Ситуация “я могу все”, в которой оказывается человек – это совсем не пушкинское “я могу творить”, потому что достаточно посмотреть на рукописи Пушкина, чтобы понять, как они схлестаны его катастрофической, кошмарной, пренапряженнейшей работой. Но именно поэтому – “я могу творить”, в этом и проявляется та стесненность, которую Александр Сергеевич сам себе в свою жизнь вкладывает.
Казалось бы: ты должен оказаться в условиях свободы, и тогда ты можешь сделать все. Но вспомните: когда мы читаем подлинную литературу, мы затрачиваем колоссальные усилия по вхождению в текст. Это нормально. Я чувствую, что в людях это стало снова проявляться – то состояние, когда читающий хочет войти в мысль. Спрашивается, где же то самое наслаждение от искусства? Но когда мы входим в текст, и начинается работа по пониманию, тогда включаются наши чувственные токи. Когда чувства и понимание сходятся в одно целое, в этот момент мы возвышаемся.
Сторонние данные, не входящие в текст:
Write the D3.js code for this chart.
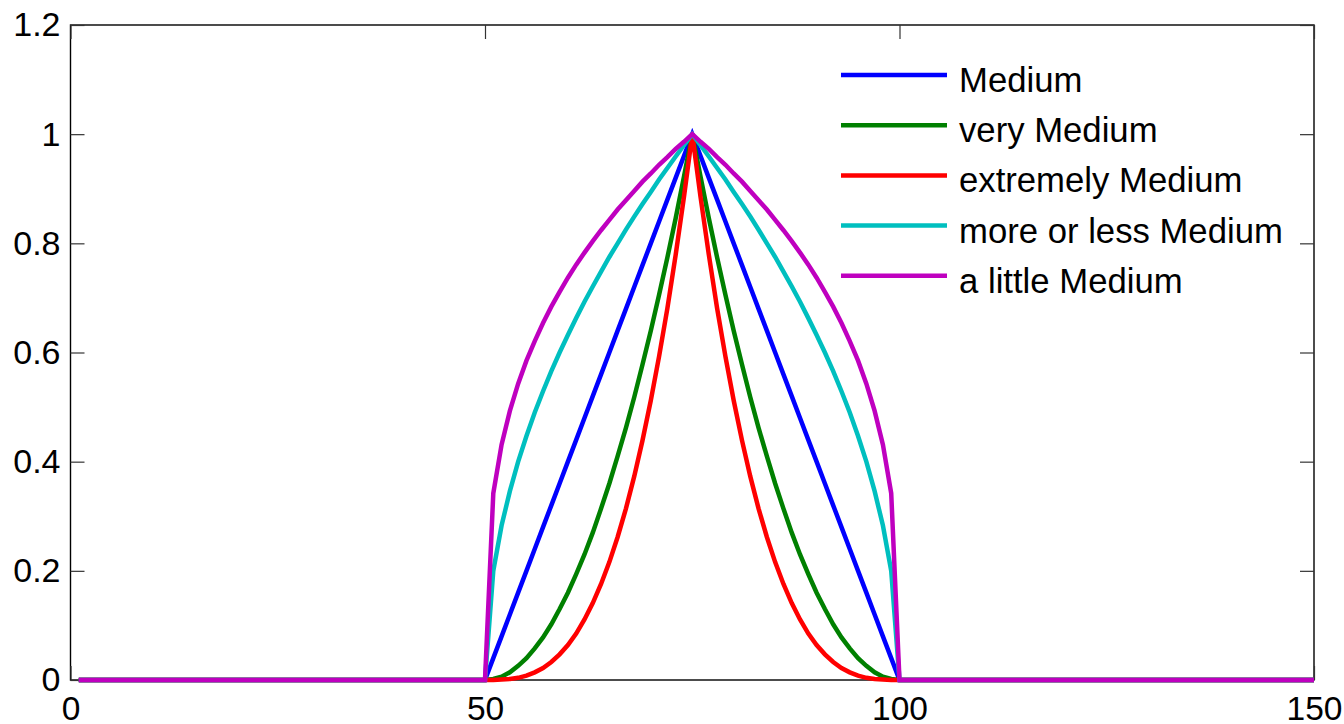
<!DOCTYPE html>
<html>
<head>
<meta charset="utf-8">
<script src="https://cdn.jsdelivr.net/npm/d3@7"></script>
<style>
  html, body { margin: 0; padding: 0; background: #fff; }
  svg { display: block; }
  text { font-family: "Liberation Sans", Arial, sans-serif; fill: #000; }
</style>
</head>
<body>
<svg id="chart" width="1344" height="724"></svg>
<script>
// Sample positions along the universe of discourse
const xValues = [1, 50,
  51, 52, 53, 54, 55, 56, 57, 58, 59, 60, 61, 62, 63, 64, 65, 66, 67, 68, 69, 70, 71, 72, 73, 74,
  75,
  76, 77, 78, 79, 80, 81, 82, 83, 84, 85, 86, 87, 88, 89, 90, 91, 92, 93, 94, 95, 96, 97, 98, 99,
  100, 150];

// Membership grades for each hedge of the "Medium" set
const medium = [0, 0,
  0.04, 0.08, 0.12, 0.16, 0.2, 0.24, 0.28, 0.32, 0.36, 0.4, 0.44, 0.48, 0.52, 0.56, 0.6, 0.64, 0.68, 0.72, 0.76, 0.8, 0.84, 0.88, 0.92, 0.96,
  1,
  0.96, 0.92, 0.88, 0.84, 0.8, 0.76, 0.72, 0.68, 0.64, 0.6, 0.56, 0.52, 0.48, 0.44, 0.4, 0.36, 0.32, 0.28, 0.24, 0.2, 0.16, 0.12, 0.08, 0.04,
  0, 0];

const veryMedium = [0, 0,
  0.002, 0.006, 0.014, 0.026, 0.04, 0.058, 0.078, 0.102, 0.13, 0.16, 0.194, 0.23, 0.27, 0.314, 0.36, 0.41, 0.462, 0.518, 0.578, 0.64, 0.706, 0.774, 0.846, 0.922,
  1,
  0.922, 0.846, 0.774, 0.706, 0.64, 0.578, 0.518, 0.462, 0.41, 0.36, 0.314, 0.27, 0.23, 0.194, 0.16, 0.13, 0.102, 0.078, 0.058, 0.04, 0.026, 0.014, 0.006, 0.002,
  0, 0];

const extremelyMedium = [0, 0,
  0, 0.001, 0.002, 0.004, 0.008, 0.014, 0.022, 0.033, 0.047, 0.064, 0.085, 0.111, 0.141, 0.176, 0.216, 0.262, 0.314, 0.373, 0.439, 0.512, 0.593, 0.681, 0.779, 0.885,
  1,
  0.885, 0.779, 0.681, 0.593, 0.512, 0.439, 0.373, 0.314, 0.262, 0.216, 0.176, 0.141, 0.111, 0.085, 0.064, 0.047, 0.033, 0.022, 0.014, 0.008, 0.004, 0.002, 0.001, 0,
  0, 0];

const moreOrLessMedium = [0, 0,
  0.2, 0.283, 0.346, 0.4, 0.447, 0.49, 0.529, 0.566, 0.6, 0.632, 0.663, 0.693, 0.721, 0.748, 0.775, 0.8, 0.825, 0.849, 0.872, 0.894, 0.917, 0.938, 0.959, 0.98,
  1,
  0.98, 0.959, 0.938, 0.917, 0.894, 0.872, 0.849, 0.825, 0.8, 0.775, 0.748, 0.721, 0.693, 0.663, 0.632, 0.6, 0.566, 0.529, 0.49, 0.447, 0.4, 0.346, 0.283, 0.2,
  0, 0];

const aLittleMedium = [0, 0,
  0.342, 0.431, 0.493, 0.543, 0.585, 0.621, 0.654, 0.684, 0.711, 0.737, 0.761, 0.783, 0.804, 0.824, 0.843, 0.862, 0.879, 0.896, 0.913, 0.928, 0.944, 0.958, 0.973, 0.986,
  1,
  0.986, 0.973, 0.958, 0.944, 0.928, 0.913, 0.896, 0.879, 0.862, 0.843, 0.824, 0.804, 0.783, 0.761, 0.737, 0.711, 0.684, 0.654, 0.621, 0.585, 0.543, 0.493, 0.431, 0.342,
  0, 0];

const seriesNames = ["Medium", "very Medium", "extremely Medium", "more or less Medium", "a little Medium"];
const seriesColors = ["#0000ff", "#008000", "#ff0000", "#00bfbf", "#bf00bf"];

const xTicks = [0, 50, 100, 150];
const xTickLabels = ["0", "50", "100", "150"];
const yTicks = [0, 0.2, 0.4, 0.6, 0.8, 1, 1.2];
const yTickLabels = ["0", "0.2", "0.4", "0.6", "0.8", "1", "1.2"];

(function drawChart() {
  const svg = d3.select("#chart");
  const plotLeft = 70.5, plotRight = 1314, plotTop = 25, plotBottom = 680;
  const tickLen = 14;

  const x = d3.scaleLinear().domain([0, 150]).range([plotLeft, plotRight]);
  const y = d3.scaleLinear().domain([0, 1.2]).range([plotBottom, plotTop]);

  const series = [medium, veryMedium, extremelyMedium, moreOrLessMedium, aLittleMedium]
    .map((vals, i) => ({ name: seriesNames[i], color: seriesColors[i],
                         points: xValues.map((xv, j) => [xv, vals[j]]) }));

  // frame and inward ticks on all four sides
  svg.append("rect")
    .attr("x", plotLeft).attr("y", plotTop)
    .attr("width", plotRight - plotLeft).attr("height", plotBottom - plotTop)
    .attr("fill", "none").attr("stroke", "#000").attr("stroke-width", 1.4);

  function styleAxis(g, fontSize) {
    g.select(".domain").remove();
    g.selectAll(".tick line").attr("stroke", "#333").attr("stroke-width", 1.2);
    g.selectAll(".tick text")
      .attr("font-size", fontSize)
      .attr("font-family", '"Liberation Sans", Arial, sans-serif')
      .attr("fill", "#000");
  }

  svg.append("g")
    .attr("transform", `translate(0,${plotBottom})`)
    .call(d3.axisBottom(x).tickValues(xTicks)
      .tickFormat((d, i) => xTickLabels[i])
      .tickSizeInner(-tickLen).tickSizeOuter(0).tickPadding(16))
    .call(g => styleAxis(g, 33.5));

  svg.append("g")
    .attr("transform", `translate(0,${plotTop})`)
    .call(d3.axisTop(x).tickValues(xTicks).tickFormat("")
      .tickSizeInner(-tickLen).tickSizeOuter(0))
    .call(g => styleAxis(g, 33.5));

  svg.append("g")
    .attr("transform", `translate(${plotLeft},0)`)
    .call(d3.axisLeft(y).tickValues(yTicks)
      .tickFormat((d, i) => yTickLabels[i])
      .tickSizeInner(-tickLen).tickSizeOuter(0).tickPadding(10))
    .call(g => styleAxis(g, 34));

  svg.append("g")
    .attr("transform", `translate(${plotRight},0)`)
    .call(d3.axisRight(y).tickValues(yTicks).tickFormat("")
      .tickSizeInner(-tickLen).tickSizeOuter(0))
    .call(g => styleAxis(g, 34));

  // membership curves
  const line = d3.line().x(d => x(d[0])).y(d => y(d[1]));

  svg.append("g").selectAll("path")
    .data(series)
    .join("path")
    .attr("d", d => line(d.points))
    .attr("fill", "none")
    .attr("stroke", d => d.color)
    .attr("stroke-width", 4.5)
    .attr("stroke-linejoin", "miter");

  // legend
  const legend = svg.append("g").attr("transform", "translate(841,75)");
  const rowGap = 50.2;
  const rows = legend.selectAll("g")
    .data(series)
    .join("g")
    .attr("transform", (d, i) => `translate(0,${i * rowGap})`);

  rows.append("line")
    .attr("x1", 0).attr("x2", 106)
    .attr("y1", 0).attr("y2", 0)
    .attr("stroke", d => d.color)
    .attr("stroke-width", 4.5);

  rows.append("text")
    .attr("x", 118)
    .attr("y", 17)
    .attr("font-size", 34.7)
    .text(d => d.name);
})();
</script>
</body>
</html>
То же самое происходит в работе. Об этом вы можете прочитать у любого поэта. Мандельштам и Маяковский пишут об одном и том же: как они ходят и нагуливают себе гул поэзии. И вдруг в этот гул, в ритмический гул, входит одно слово, другое слово, они приходят на звуковые точки, на звуковые места, на места пресыщений, на то, о чем потом поэт может сказать: вот это мое творчество и есть. В звуковые и ритмические перекрестья встают нужные слова. Кто-то сказал, что поэзия – это нужное слово в нужном месте. Вот пойди его добейся!
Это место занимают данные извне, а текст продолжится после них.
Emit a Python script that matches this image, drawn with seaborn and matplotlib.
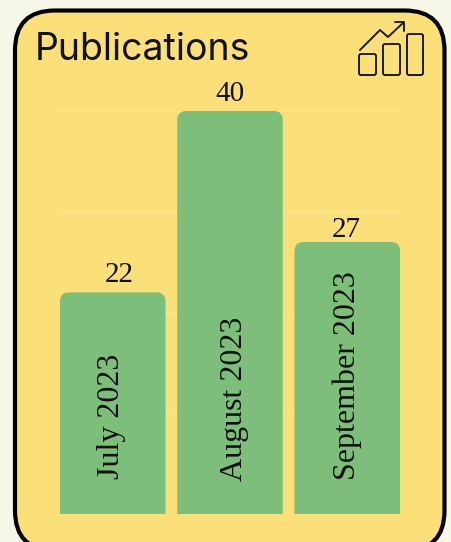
import matplotlib
matplotlib.use('Agg')
import matplotlib.pyplot as plt
import pandas as pd
import seaborn as sns
from matplotlib.patches import FancyBboxPatch
from matplotlib.transforms import IdentityTransform

months = ['July 2023', 'August 2023', 'September 2023']
counts = [22, 40, 27]
y_ticks = [0, 10, 20, 30, 40]
title = 'Publications'

PAGE = '#F6F7E9'
CARD = '#FBE07A'
GREEN = '#7DBE7B'
GRID = '#FCE58C'
W, H = 451, 542

sns.set_theme(style='white')
plt.rcParams['font.family'] = ['Liberation Serif', 'DejaVu Sans']

fig = plt.figure(figsize=(W / 100, H / 100), dpi=100, facecolor=PAGE)

# card + icon in pixel coordinates
bg = fig.add_axes([0, 0, 1, 1])
bg.set_xlim(0, W)
bg.set_ylim(H, 0)
bg.axis('off')
bg.add_patch(FancyBboxPatch((15, 10.5), 429.5, 540, boxstyle='round,pad=0,rounding_size=40',
                            fc=CARD, ec='black', lw=3))
bg.text(35, 50, title, fontsize=27, family='Inter', va='center', ha='left', color='#111111')

ink = '#1c1c1c'
for x0, x1, top in [(359, 376, 54), (383, 400, 44), (407, 423, 34)]:
    bg.add_patch(FancyBboxPatch((x0, top), x1 - x0, 75 - top, boxstyle='round,pad=0,rounding_size=2',
                                fc='none', ec=ink, lw=1.4))
bg.plot([360, 380, 388, 403], [50, 30, 37, 23], color=ink, lw=1.4)
bg.plot([395, 404, 404], [22, 22, 31], color=ink, lw=1.4)

# chart
ax = fig.add_axes([60 / W, 1 - 514 / H, 340 / W, 403 / H])
ax.patch.set_alpha(0)
df = pd.DataFrame({'month': months, 'count': counts})
sns.barplot(data=df, x='month', y='count', color=GREEN, saturation=1, width=0.9, ax=ax, zorder=3, linewidth=0)
ax.set_xlim(-0.45, 2.45)
ax.set_ylim(0, 40)
ax.set_yticks(y_ticks)
ax.grid(axis='y', color=GRID, lw=1)
ax.set_axisbelow(True)
ax.tick_params(left=False, bottom=False, labelleft=False, labelbottom=False)
ax.set_xlabel('')
ax.set_ylabel('')
sns.despine(ax=ax, left=True, bottom=True)

# rounded top corners; text offsets from the bar centre in pixels
label_up = [98, 115, 138]
label_dx = [-1, 5, 0]
value_dx = [6, 0, -1]
value_dy = [4, 4, -1]
fig.canvas.draw()
for i, bar in enumerate(ax.patches):
    box = bar.get_window_extent()
    clip = FancyBboxPatch((box.x0, box.y0 - 30), box.width, box.height + 30,
                          boxstyle='round,pad=0,rounding_size=9', transform=IdentityTransform())
    bar.set_clip_path(clip)
    cx = bar.get_x() + bar.get_width() / 2
    ax.annotate(str(counts[i]), (cx, counts[i]), xytext=(value_dx[i], value_dy[i]), textcoords='offset pixels',
                ha='center', va='bottom', fontsize=21, color='#111111', annotation_clip=False)
    ax.annotate(months[i], (cx, 0), xytext=(label_dx[i], label_up[i]), textcoords='offset pixels',
                ha='center', va='center', rotation=90, fontsize=23, color='#111111', zorder=5)

fig.savefig('out.png', dpi=100, facecolor=PAGE)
В кино это в десять раз сложнее сделать. Я должен признаться, что не очень люблю кинематограф, хотя, конечно, когда речь заходит о таких величинах, как Алексей Герман или Кира Муратова – это уже совсем другой разговор, это даже не кинематограф. Ты погружаешься в такую стихию, в которой тебя охватывает радость уже от одного ощущения, что кино еще не закончилось, что ты еще будешь идти вместе с режиссером по этой дороге. Это необыкновенное чувство, которое рождает в тебе радость и через большой промежуток времени. Ты можешь забыть кино, но ты вспоминаешь жест, полумрак или, если вспомнить Германа, чавканье по грязи, как чавкали и не думали о том, что будет впереди, герои его фильма, – взять банду. Разговор шел самый бытовой, а между тем, Герман дает этот второй чавкающий план, который всаживает тебя, как гвозди.
Подлинное в кинематографе – это когда начинает теряться чувство материи, и материя начинает незаметно для тебя самого надбавляться. Слои уплотняются, и изображение уже перестает быть первостепенным фактом, оно – только факт первого включения твоих рецепторов и погружения туда, в глубины. Потому что один кадр, соединяясь с другим, один эпизод, соединяясь с другим, порождают то самое, невидимое, что и называется ”искусство”.
Каждый раз, когда я говорю о мультипликации, я начинаю сходить с ума, потому что надо делить, все время делить. Я сочиняю, потом сочиненное разделяю, затем эти дроби надобно опять соединить. Важно, чтобы, когда ты соединил, получилось другое, не то, что ты предполагал. Включаются какие-то другие процессы: в конце концов, ты сходишь с рельс прагматизма и попадаешь в совсем другое пространство, где дышит почва и судьба. Когда работа над фильмом заканчивается, ты открываешь нечто и сам себе говоришь: так вот, оказывается, о чем был фильм. Если ты заранее подтягиваешь себя к готовому результату, фильм делать не надо. Ничего ты не откроешь, никаких тайн. А на самом деле, во всем тайна.
Все терзали Германа за то, что он долго снимал “Трудно быть богом”, никто не пытался взглянуть его глазами на то пространство, которое он компоновал перед собой.